Pass if ≤ 3 complementary bases in the last 5 positions of each primer. 3′ primer-dimers can be extended by polymerase and reduce yield.

🔬 Applications
  • Designing primer pairs with matched melting temperatures for optimal PCR
  • Detecting potential primer-dimer formation between forward and reverse primers
  • Checking 3′-end complementarity that could cause extendable primer-dimers
  • Evaluating self-annealing and hairpin structure for individual primers
  • Verifying GC content, GC clamp, and appropriate primer length before ordering
⚠️ Common Mistakes & Warnings
Primers > 50 bases are rejected

Each primer must be ≤ 50 bp. Longer sequences will produce an error.

Reaction conditions are fixed

Nearest neighbor Tm uses fixed settings: 50 mM salt, 1.5 mM Mg²⁺, 200 nM primer, no 5′-phosphate. These match the original SMS defaults.

Enter the reverse primer 5′→3′

Paste the reverse primer in the standard synthesis orientation (5′ to 3′), exactly as you would order it. The tool reverse-complements it internally for heterodimer and 3′-end checks.

Degenerate bases show ranges

For primers containing IUPAC degenerate bases (R, Y, S, W, K, M, B, D, H, V, N), all properties are reported as lower-to-upper bounds.

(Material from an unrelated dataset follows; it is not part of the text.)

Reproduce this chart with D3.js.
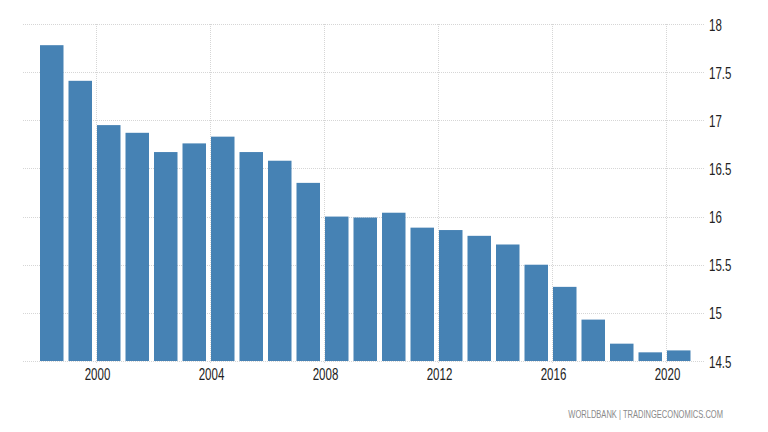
<!DOCTYPE html>
<html>
<head>
<meta charset="utf-8">
<script src="https://cdn.jsdelivr.net/npm/d3@7"></script>
<style>
  html, body { margin: 0; padding: 0; background: #fff; }
  svg { display: block; }
  text { font-family: "Liberation Sans", Arial, sans-serif; }
</style>
</head>
<body>
<svg id="chart" width="768" height="432"></svg>
<script>
const years = [1998,1999,2000,2001,2002,2003,2004,2005,2006,2007,2008,2009,2010,2011,2012,2013,2014,2015,2016,2017,2018,2019,2020];
const values = [17.78,17.41,16.95,16.87,16.67,16.76,16.83,16.67,16.58,16.35,16.00,15.99,16.04,15.885,15.86,15.80,15.71,15.50,15.27,14.93,14.68,14.59,14.61];
const yTicks = [14.5,15,15.5,16,16.5,17,17.5,18];
const xTickYears = [2000,2004,2008,2012,2016,2020];
const sourceText = "WORLDBANK | TRADINGECONOMICS.COM";

(function () {
const svg = d3.select("#chart");
const pLeft = 23, pRight = 704, pTop = 24, pBottom = 361;
const narrow = 0.72;

const x = d3.scaleLinear().domain([1998, 2020]).range([40, 667]);
const step = x(1999) - x(1998);
const y = d3.scaleLinear().domain([14.5, 18]).range([pBottom, pTop]);

// horizontal grid
svg.append("g").selectAll("line").data(yTicks).join("line")
  .attr("x1", pLeft).attr("x2", pRight)
  .attr("y1", d => Math.round(y(d)) + 0.5).attr("y2", d => Math.round(y(d)) + 0.5)
  .attr("stroke", "#d6d6d6").attr("stroke-width", 1).attr("stroke-dasharray", "1,1");

// vertical grid
svg.append("g").selectAll("line").data(xTickYears).join("line")
  .attr("x1", d => Math.round(x(d)) - 0.5).attr("x2", d => Math.round(x(d)) - 0.5)
  .attr("y1", pTop).attr("y2", pBottom + 3)
  .attr("stroke", "#d6d6d6").attr("stroke-width", 1).attr("stroke-dasharray", "1,1");

// bars
svg.append("g").selectAll("rect").data(years).join("rect")
  .attr("x", (d) => x(d))
  .attr("width", step - 5)
  .attr("y", (d, i) => y(values[i]))
  .attr("height", (d, i) => y(14.5) - y(values[i]))
  .attr("fill", "#4682b4");

// y axis labels (right)
const yAxis = d3.axisRight(y).tickValues(yTicks).tickSize(0).tickPadding(0)
  .tickFormat(d => d3.format("")(d));
const gy = svg.append("g").attr("transform", `translate(${pRight + 5},1)`).call(yAxis);
gy.select(".domain").remove();
gy.selectAll("text").attr("font-size", 16).attr("fill", "#222")
  .attr("transform", `scale(${narrow},1)`)
  .style("font-family", '"Liberation Sans", Arial, sans-serif');

// x axis labels
const xAxis = d3.axisBottom(x).tickValues(xTickYears).tickSize(0).tickPadding(0)
  .tickFormat(d3.format("d"));
const gx = svg.append("g").attr("transform", `translate(0,${pBottom + 8})`).call(xAxis);
gx.select(".domain").remove();
gx.selectAll("text").attr("font-size", 16).attr("fill", "#222")
  .attr("transform", `scale(${narrow},1)`)
  .style("font-family", '"Liberation Sans", Arial, sans-serif');

// source
svg.append("g").attr("transform", "translate(723,418)")
  .append("text").attr("text-anchor", "end").attr("transform", `scale(${narrow},1)`)
  .attr("font-size", 10.5).attr("fill", "#8a8a8a").text(sourceText);
})();
</script>
</body>
</html>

❓ Frequently Asked Questions

Which Tm method should I trust most?
Nearest neighbor Tm is the most accurate because it accounts for base-stacking thermodynamics and actual reaction conditions. Basic Tm is a quick approximation only.
In what orientation should I enter the reverse primer?
Enter the reverse primer in the standard 5′→3′ synthesis orientation — exactly as you would order it from a supplier. The tool handles the necessary reverse-complementation internally for the heterodimer and 3′-end compatibility checks.
What does the heterodimer diagram show?
The forward primer is aligned against the reverse complement of the reverse primer to find complementary regions. Vertical bars (|) mark complement pairs. More than 3 consecutive bars is flagged as a warning.
What is the 3′-end compatibility check?
The tool aligns the last 5 bases of each primer for complementarity. A 3′ primer-dimer has a free 3′-OH that DNA polymerase can extend, consuming primers and reducing PCR yield.
Why do some primers show ranges (e.g. "52 to 58")?
When IUPAC degenerate bases are present, every property is calculated for both the lowest-GC and highest-GC interpretation of the ambiguous bases, giving a min-to-max range.
PCR Primer Stats — logic ported from the Sequence Manipulation Suite (Paul Stothard, University of Alberta).